Functionally Graded Materials (FGM) is a kind of nonhomogeneous materials, which is being widely used in many fields. The study on the mechanical properties of FGM is becoming a focus in mechanics research, expecially about it’s fracture problems. Stress intensity factor is a important parameter during the fracture process of FGM, it represents the crack tip stress field intensity, therefore, many scholars have launched the research in this area.The main content of this paper is to study the change regularity of stress intensity factor of the crack tip of FGM with the condition of load. As we all know, the material parameter of FGM varies continuously in space, it is very difficult by theoretical analysis; however, the numerical analysis is an effective method. Based on the linear elastic fracture mechanics theory, the author has developed a finite element program for the calculation of the fracture behavior of FGM and checked it by some examples. The first chapter introduces the research history of fracture problems of functionally graded materials and the finite element method; the second chapter introduces the crack tip singular finite element and the formulation of programming process; according to the static and dynamic sequence, the next two chapters introduce some examples; the last chapter is the conclusion and program statements are listed in the appendix.
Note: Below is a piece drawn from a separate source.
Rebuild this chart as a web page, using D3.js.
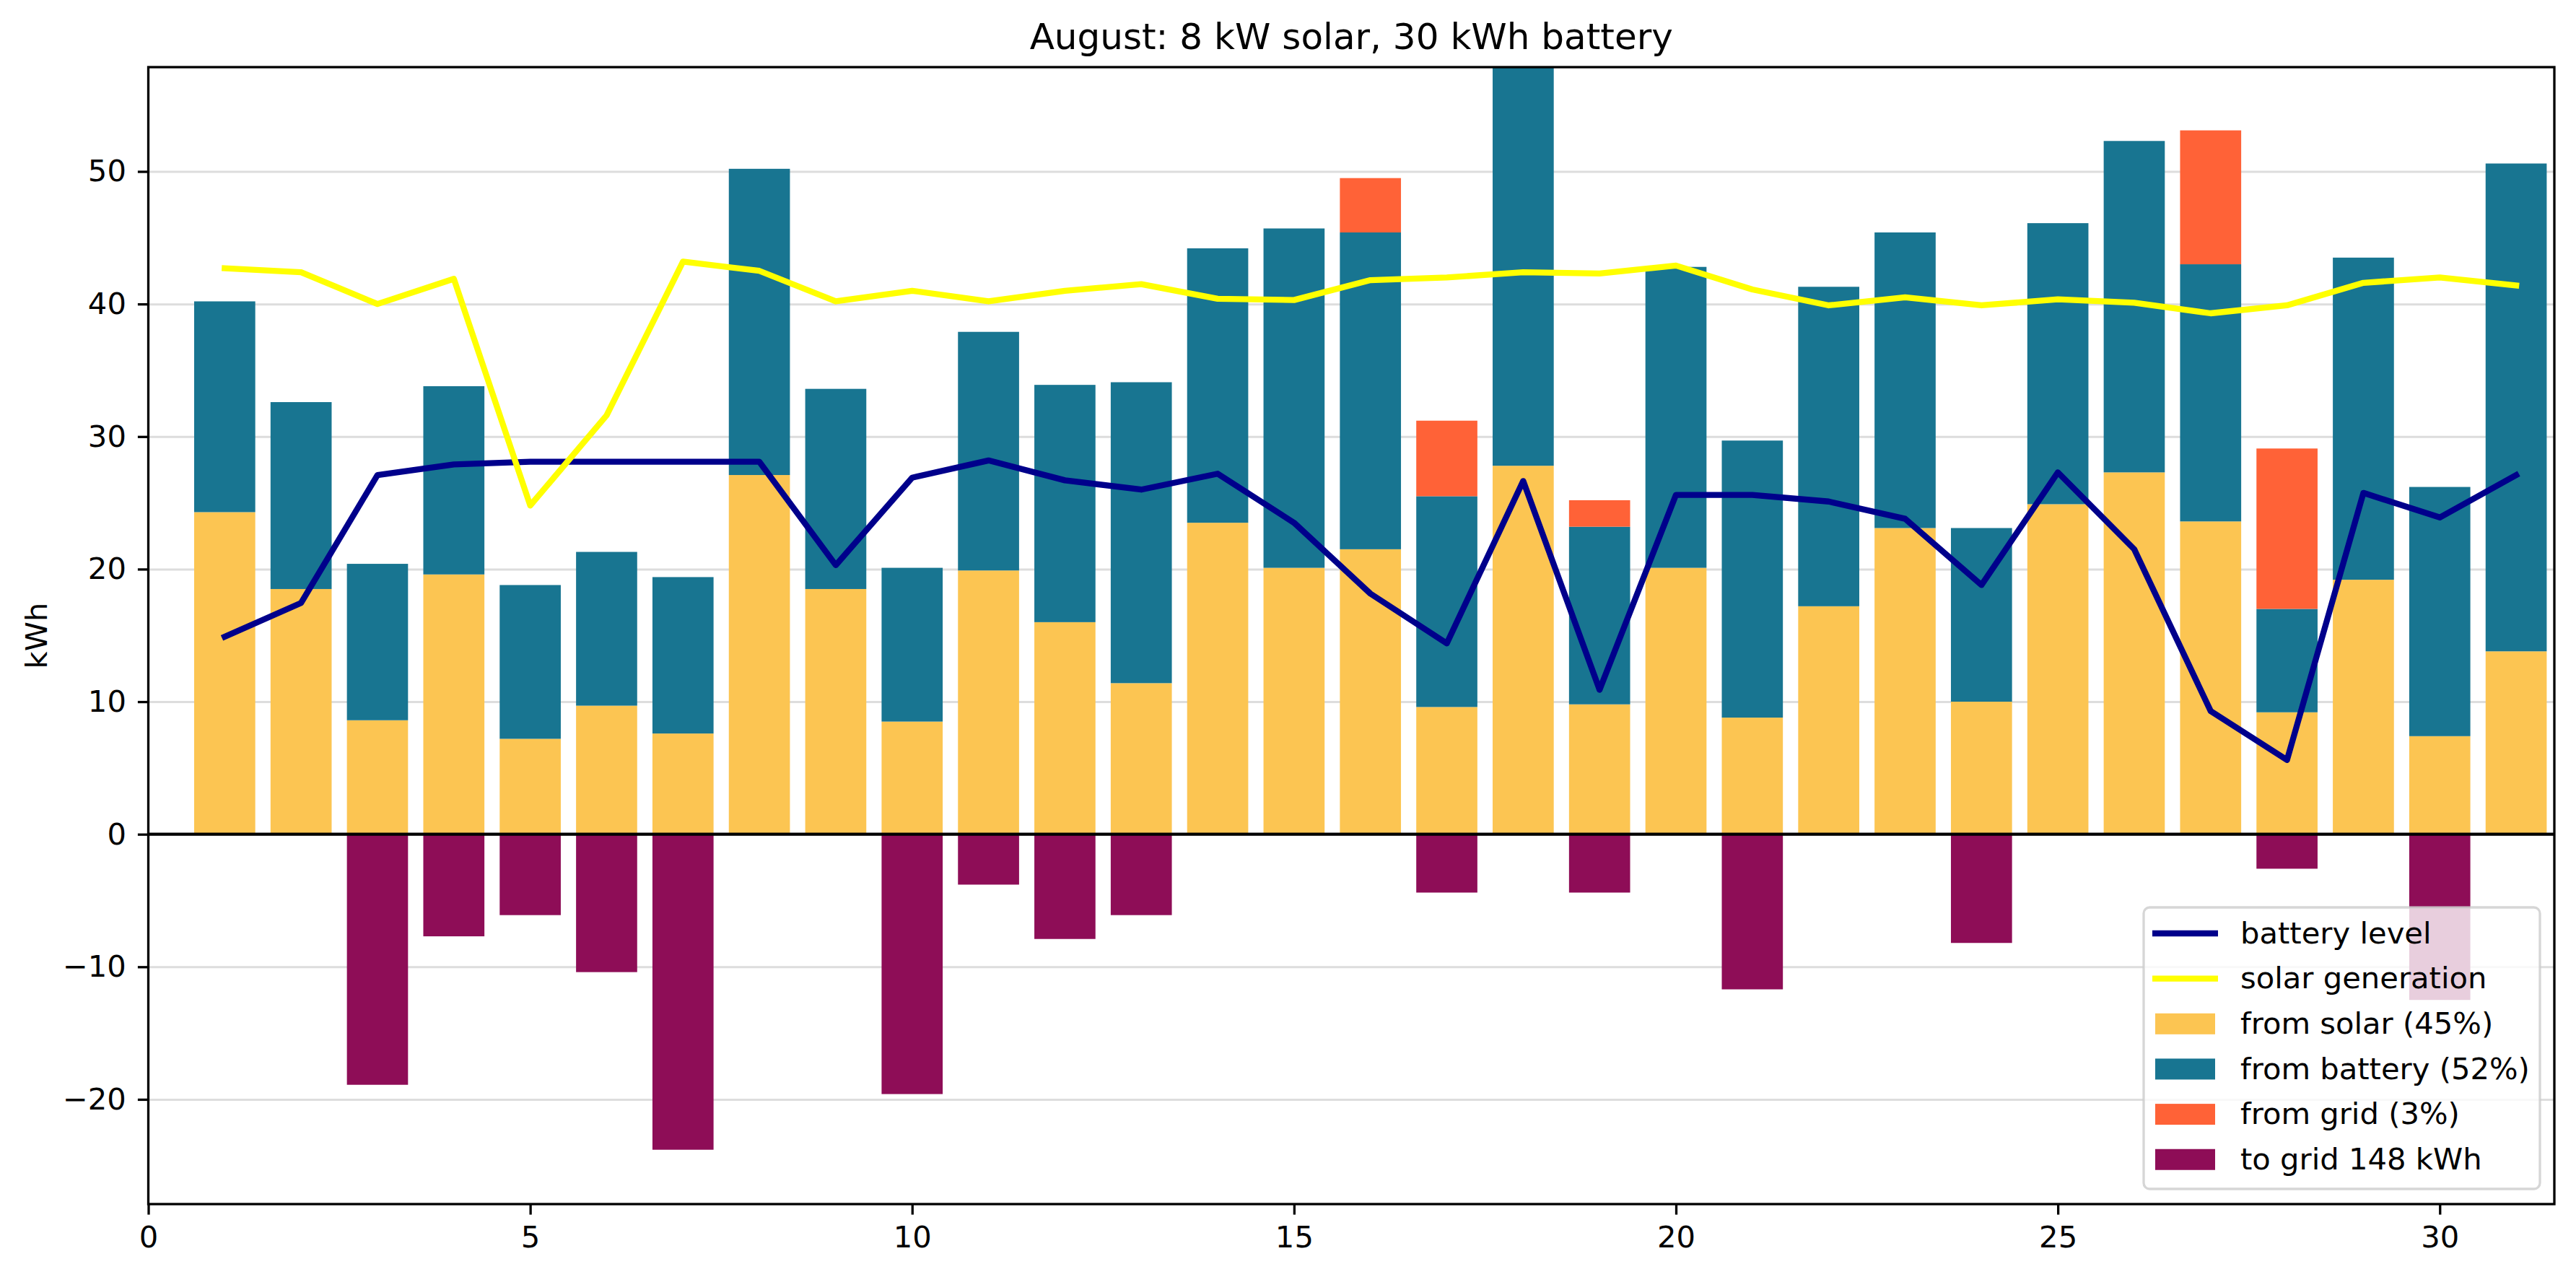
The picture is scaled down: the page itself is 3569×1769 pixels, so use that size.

The third chapter is the static calculation, and computing model is a plate and cylinder, the author studied two cases:elastic modulus is exponential function of coordinate and linear function of coordinate, the conclusions are obtained:the stress intensity factor increases with the crack growth in the same load conditions; the stress intensity factor is greater for the crack tip in the stiffer side; when the inclination angle is in the range of 0～90°, the value of KI decreases with the increasing of the angle, and the KII first increased and then decreased. In the fourth chapter, the research object is Al2O3-Ti FGM. By using the same computational model and with the condition of impact load, the author obtains some conclusions as follow:the vibration period of stress intensity factor increases with the increasing of crack length; when the crack parallels to the gradient direction, the peak of the Kdyn/Ksta is at around 2; the greater of the crack angle, the larger of Kdyn/Ksta.